Short exercise. Exactly reproduce the lines that run from the one containing "What D3.js code" through the one containing "var x = d3.scaleLinear().domain([0, 9]).range([242, 692]);", ends included, with no pictures.

---------- Stored rows ----------

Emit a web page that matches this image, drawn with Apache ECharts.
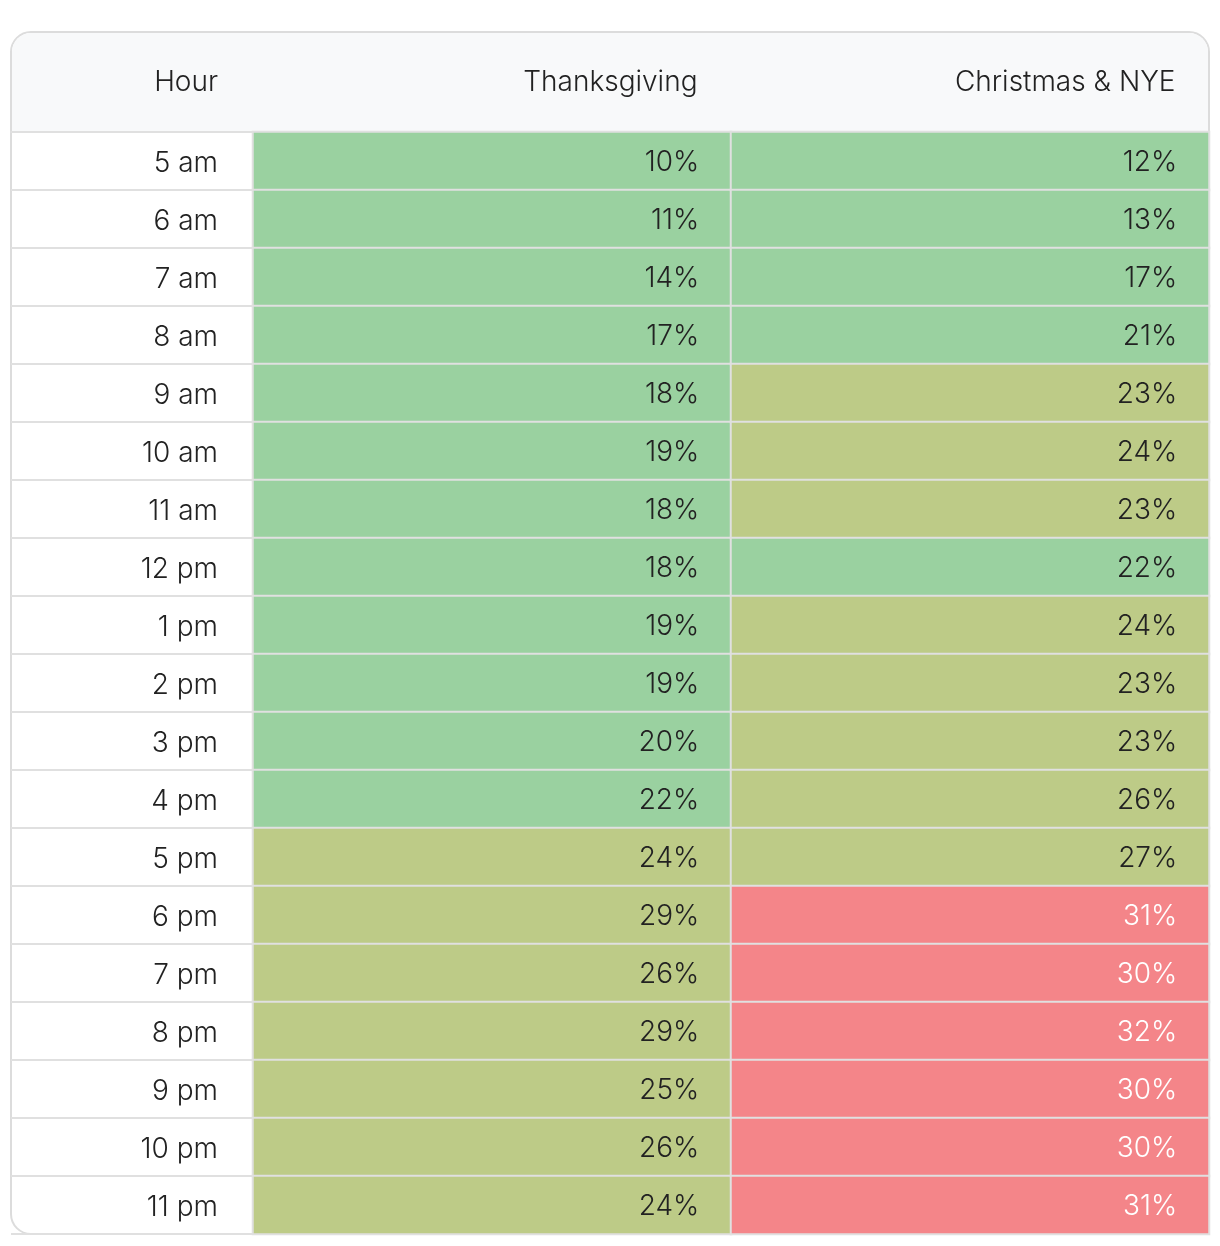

----------
---------- Stored rows ----------

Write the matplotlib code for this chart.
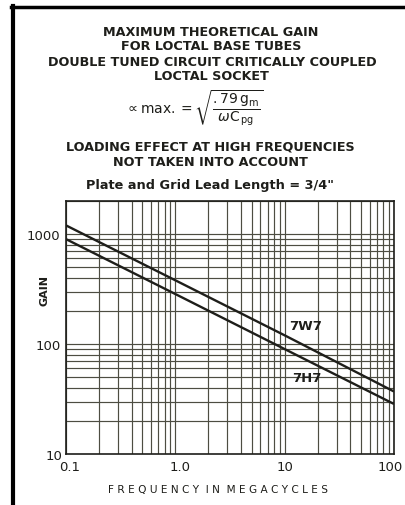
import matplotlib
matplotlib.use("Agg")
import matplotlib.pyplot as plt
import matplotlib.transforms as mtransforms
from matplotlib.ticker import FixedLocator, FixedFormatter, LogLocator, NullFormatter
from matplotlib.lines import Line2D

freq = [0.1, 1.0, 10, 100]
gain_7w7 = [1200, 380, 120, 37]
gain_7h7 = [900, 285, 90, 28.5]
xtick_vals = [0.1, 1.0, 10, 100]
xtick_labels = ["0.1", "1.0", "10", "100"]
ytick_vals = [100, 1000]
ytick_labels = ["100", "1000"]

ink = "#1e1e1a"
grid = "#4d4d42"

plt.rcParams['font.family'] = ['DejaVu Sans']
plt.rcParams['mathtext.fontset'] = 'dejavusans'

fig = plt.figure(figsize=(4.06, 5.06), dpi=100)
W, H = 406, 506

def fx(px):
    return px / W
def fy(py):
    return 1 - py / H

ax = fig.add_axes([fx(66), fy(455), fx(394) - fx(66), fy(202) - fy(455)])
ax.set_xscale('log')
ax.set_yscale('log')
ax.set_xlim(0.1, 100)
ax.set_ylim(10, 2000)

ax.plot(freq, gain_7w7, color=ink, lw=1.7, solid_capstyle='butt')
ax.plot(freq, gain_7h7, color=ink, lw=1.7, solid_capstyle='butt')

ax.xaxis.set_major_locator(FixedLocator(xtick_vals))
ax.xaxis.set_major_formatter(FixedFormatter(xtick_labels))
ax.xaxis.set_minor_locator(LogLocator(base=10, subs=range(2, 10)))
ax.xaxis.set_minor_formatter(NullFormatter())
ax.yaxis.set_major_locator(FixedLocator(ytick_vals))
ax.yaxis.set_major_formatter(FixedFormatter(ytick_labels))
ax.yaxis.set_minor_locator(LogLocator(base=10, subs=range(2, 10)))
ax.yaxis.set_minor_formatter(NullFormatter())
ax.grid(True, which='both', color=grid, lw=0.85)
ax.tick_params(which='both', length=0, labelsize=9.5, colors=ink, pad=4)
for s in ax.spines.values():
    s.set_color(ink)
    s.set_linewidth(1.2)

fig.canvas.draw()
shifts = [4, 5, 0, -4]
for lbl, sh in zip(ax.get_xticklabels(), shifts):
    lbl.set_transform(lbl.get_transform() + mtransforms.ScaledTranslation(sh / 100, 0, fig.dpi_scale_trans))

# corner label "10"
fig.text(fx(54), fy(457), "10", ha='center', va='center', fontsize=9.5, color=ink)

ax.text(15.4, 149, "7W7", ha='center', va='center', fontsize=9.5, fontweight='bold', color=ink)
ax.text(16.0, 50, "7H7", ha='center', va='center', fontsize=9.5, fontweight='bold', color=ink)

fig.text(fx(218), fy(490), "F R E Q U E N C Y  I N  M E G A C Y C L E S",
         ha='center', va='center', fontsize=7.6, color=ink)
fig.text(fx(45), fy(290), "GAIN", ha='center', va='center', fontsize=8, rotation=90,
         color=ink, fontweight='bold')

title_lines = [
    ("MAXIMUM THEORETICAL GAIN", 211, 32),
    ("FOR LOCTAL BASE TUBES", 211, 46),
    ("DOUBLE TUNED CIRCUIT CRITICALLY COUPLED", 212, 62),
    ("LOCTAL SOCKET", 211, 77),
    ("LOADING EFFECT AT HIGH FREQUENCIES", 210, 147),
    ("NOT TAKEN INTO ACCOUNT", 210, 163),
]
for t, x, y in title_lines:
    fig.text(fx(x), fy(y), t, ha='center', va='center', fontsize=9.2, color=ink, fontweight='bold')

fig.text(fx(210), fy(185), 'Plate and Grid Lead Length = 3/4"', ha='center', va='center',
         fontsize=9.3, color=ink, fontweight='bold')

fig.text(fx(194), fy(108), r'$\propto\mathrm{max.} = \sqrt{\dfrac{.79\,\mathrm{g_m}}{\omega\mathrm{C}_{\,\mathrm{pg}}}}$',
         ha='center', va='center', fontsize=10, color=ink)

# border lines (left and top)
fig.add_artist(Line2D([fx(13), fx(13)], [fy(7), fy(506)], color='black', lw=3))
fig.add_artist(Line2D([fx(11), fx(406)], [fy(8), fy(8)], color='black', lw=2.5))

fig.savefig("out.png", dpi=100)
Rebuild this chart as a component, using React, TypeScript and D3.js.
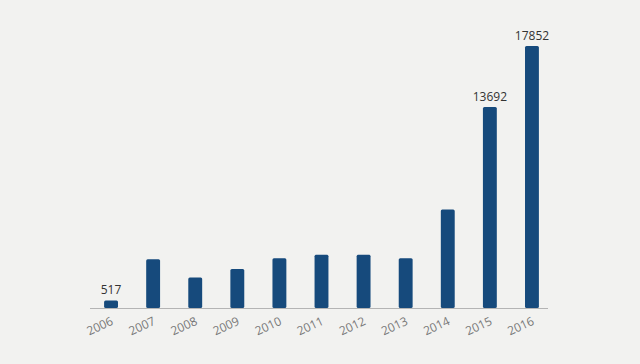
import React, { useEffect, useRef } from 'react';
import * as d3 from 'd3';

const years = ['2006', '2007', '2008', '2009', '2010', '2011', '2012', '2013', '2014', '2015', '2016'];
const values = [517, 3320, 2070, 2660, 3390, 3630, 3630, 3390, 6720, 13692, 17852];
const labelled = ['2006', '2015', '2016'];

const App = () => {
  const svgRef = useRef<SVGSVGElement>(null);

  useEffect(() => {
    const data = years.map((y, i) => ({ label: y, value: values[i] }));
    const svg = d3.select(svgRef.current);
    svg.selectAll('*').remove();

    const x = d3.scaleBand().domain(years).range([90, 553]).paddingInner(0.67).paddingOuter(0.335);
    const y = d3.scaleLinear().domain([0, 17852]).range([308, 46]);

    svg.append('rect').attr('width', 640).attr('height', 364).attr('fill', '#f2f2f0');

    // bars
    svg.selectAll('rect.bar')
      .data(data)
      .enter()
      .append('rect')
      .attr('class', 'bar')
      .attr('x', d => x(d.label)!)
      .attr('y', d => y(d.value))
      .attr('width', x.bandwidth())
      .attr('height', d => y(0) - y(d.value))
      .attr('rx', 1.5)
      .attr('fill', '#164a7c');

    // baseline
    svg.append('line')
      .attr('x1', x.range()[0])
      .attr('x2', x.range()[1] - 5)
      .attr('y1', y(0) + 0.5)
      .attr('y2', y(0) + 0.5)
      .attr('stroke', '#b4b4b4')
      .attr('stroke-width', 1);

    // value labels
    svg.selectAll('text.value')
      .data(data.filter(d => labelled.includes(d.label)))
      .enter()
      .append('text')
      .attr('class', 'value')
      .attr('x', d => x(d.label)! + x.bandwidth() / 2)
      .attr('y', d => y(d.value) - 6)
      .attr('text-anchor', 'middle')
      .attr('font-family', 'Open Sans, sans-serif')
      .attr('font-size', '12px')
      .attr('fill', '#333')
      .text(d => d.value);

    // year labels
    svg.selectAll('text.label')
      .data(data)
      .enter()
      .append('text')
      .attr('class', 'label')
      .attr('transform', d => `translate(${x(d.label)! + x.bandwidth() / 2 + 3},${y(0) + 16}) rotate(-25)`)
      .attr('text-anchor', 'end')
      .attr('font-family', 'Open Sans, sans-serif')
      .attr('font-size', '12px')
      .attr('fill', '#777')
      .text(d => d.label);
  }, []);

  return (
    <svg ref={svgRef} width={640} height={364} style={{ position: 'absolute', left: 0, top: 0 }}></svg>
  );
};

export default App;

----------
---------- Stored rows ----------

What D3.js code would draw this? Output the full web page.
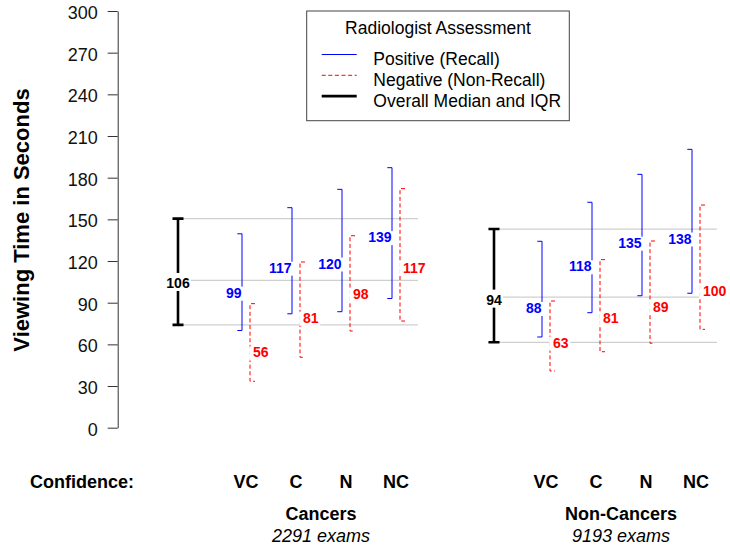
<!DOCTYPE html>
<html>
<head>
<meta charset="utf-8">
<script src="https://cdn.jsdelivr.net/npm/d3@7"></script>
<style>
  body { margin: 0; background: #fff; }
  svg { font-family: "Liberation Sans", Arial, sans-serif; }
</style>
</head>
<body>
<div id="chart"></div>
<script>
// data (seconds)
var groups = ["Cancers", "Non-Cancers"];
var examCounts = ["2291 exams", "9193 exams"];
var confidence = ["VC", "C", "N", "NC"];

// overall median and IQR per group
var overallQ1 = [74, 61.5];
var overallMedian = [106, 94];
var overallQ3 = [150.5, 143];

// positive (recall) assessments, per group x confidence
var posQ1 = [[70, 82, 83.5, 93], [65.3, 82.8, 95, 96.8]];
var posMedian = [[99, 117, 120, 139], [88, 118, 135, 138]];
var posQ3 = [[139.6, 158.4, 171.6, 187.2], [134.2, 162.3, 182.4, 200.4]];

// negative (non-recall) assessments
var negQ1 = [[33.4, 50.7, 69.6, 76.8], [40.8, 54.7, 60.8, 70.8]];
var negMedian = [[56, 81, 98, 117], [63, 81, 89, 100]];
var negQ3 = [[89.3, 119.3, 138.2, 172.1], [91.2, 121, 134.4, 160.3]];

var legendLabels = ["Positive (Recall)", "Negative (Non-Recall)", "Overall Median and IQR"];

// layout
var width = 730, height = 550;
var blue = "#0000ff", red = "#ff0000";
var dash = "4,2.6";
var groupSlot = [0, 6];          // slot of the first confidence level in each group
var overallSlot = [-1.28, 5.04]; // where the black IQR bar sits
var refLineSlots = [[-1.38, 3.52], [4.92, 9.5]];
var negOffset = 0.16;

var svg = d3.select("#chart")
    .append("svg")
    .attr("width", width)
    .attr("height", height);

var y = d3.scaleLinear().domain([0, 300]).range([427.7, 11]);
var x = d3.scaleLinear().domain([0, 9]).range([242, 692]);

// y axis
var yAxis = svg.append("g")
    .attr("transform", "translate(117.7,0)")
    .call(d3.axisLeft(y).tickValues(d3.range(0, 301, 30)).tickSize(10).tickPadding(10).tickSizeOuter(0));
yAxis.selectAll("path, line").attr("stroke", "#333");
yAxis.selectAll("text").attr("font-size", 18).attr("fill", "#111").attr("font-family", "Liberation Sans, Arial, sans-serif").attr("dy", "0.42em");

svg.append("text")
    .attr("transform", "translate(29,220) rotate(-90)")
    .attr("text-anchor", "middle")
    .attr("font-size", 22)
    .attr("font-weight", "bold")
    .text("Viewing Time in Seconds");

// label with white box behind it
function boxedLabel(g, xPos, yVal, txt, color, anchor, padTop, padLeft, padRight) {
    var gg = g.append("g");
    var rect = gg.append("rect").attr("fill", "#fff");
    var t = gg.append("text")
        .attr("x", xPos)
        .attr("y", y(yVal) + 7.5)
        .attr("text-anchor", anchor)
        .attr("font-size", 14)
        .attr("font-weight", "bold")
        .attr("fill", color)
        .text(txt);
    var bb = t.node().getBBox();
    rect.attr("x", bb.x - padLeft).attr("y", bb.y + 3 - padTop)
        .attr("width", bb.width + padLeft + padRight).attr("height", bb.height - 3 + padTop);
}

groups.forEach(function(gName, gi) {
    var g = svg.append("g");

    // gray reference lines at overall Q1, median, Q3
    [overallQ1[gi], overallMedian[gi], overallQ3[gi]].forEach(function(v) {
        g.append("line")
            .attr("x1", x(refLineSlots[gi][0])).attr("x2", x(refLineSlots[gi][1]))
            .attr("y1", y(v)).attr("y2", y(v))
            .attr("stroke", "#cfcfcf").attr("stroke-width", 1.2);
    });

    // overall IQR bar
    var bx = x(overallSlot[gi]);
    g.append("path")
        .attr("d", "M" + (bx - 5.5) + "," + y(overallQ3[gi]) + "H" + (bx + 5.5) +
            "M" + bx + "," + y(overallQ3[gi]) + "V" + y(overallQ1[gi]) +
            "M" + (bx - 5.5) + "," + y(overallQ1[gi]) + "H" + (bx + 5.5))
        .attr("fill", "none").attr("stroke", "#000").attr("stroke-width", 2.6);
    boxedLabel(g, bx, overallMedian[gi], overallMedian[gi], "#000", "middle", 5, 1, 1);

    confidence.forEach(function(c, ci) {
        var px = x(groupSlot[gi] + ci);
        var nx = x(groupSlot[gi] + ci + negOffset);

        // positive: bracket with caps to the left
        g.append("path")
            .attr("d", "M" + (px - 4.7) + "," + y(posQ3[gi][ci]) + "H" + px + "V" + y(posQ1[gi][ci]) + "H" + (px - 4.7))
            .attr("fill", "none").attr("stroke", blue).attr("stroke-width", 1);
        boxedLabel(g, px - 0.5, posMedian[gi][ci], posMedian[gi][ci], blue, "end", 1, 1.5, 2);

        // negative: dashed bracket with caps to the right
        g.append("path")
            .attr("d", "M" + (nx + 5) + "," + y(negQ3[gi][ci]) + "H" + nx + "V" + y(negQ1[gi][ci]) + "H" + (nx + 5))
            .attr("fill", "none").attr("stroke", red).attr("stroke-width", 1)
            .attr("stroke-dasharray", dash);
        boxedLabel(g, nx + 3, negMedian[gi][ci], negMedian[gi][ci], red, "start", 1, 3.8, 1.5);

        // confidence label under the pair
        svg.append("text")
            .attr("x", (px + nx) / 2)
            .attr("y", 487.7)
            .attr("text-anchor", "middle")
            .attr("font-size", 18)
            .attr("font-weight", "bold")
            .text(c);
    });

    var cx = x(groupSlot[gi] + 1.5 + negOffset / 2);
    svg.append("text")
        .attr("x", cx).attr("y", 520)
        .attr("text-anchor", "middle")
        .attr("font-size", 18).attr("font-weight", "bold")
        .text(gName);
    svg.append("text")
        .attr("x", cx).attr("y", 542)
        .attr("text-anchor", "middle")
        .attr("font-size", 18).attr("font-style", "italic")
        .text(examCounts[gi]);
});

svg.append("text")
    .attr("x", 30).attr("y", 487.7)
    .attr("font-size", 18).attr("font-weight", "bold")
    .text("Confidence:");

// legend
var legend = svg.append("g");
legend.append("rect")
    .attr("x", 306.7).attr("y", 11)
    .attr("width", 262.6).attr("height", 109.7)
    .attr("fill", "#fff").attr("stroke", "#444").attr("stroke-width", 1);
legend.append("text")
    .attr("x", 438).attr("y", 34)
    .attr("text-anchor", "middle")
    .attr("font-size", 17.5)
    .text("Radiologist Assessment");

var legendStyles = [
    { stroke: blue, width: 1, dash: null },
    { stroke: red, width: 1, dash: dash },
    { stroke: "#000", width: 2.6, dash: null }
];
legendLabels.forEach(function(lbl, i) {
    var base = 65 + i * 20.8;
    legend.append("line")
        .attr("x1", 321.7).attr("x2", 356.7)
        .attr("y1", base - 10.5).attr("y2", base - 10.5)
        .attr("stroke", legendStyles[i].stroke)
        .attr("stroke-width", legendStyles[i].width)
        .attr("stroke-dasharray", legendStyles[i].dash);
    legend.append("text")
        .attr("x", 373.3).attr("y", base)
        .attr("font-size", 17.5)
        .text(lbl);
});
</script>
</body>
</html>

----------

Response to this exercise.
What D3.js code would draw this? Output the full web page.
<!DOCTYPE html>
<html>
<head>
<meta charset="utf-8">
<script src="https://cdn.jsdelivr.net/npm/d3@7"></script>
<style>
  body { margin: 0; background: #fff; }
  svg { font-family: "Liberation Sans", Arial, sans-serif; }
</style>
</head>
<body>
<div id="chart"></div>
<script>
// data (seconds)
var groups = ["Cancers", "Non-Cancers"];
var examCounts = ["2291 exams", "9193 exams"];
var confidence = ["VC", "C", "N", "NC"];

// overall median and IQR per group
var overallQ1 = [74, 61.5];
var overallMedian = [106, 94];
var overallQ3 = [150.5, 143];

// positive (recall) assessments, per group x confidence
var posQ1 = [[70, 82, 83.5, 93], [65.3, 82.8, 95, 96.8]];
var posMedian = [[99, 117, 120, 139], [88, 118, 135, 138]];
var posQ3 = [[139.6, 158.4, 171.6, 187.2], [134.2, 162.3, 182.4, 200.4]];

// negative (non-recall) assessments
var negQ1 = [[33.4, 50.7, 69.6, 76.8], [40.8, 54.7, 60.8, 70.8]];
var negMedian = [[56, 81, 98, 117], [63, 81, 89, 100]];
var negQ3 = [[89.3, 119.3, 138.2, 172.1], [91.2, 121, 134.4, 160.3]];

var legendLabels = ["Positive (Recall)", "Negative (Non-Recall)", "Overall Median and IQR"];

// layout
var width = 730, height = 550;
var blue = "#0000ff", red = "#ff0000";
var dash = "4,2.6";
var groupSlot = [0, 6];          // slot of the first confidence level in each group
var overallSlot = [-1.28, 5.04]; // where the black IQR bar sits
var refLineSlots = [[-1.38, 3.52], [4.92, 9.5]];
var negOffset = 0.16;

var svg = d3.select("#chart")
    .append("svg")
    .attr("width", width)
    .attr("height", height);

var y = d3.scaleLinear().domain([0, 300]).range([427.7, 11]);
var x = d3.scaleLinear().domain([0, 9]).range([242, 692]);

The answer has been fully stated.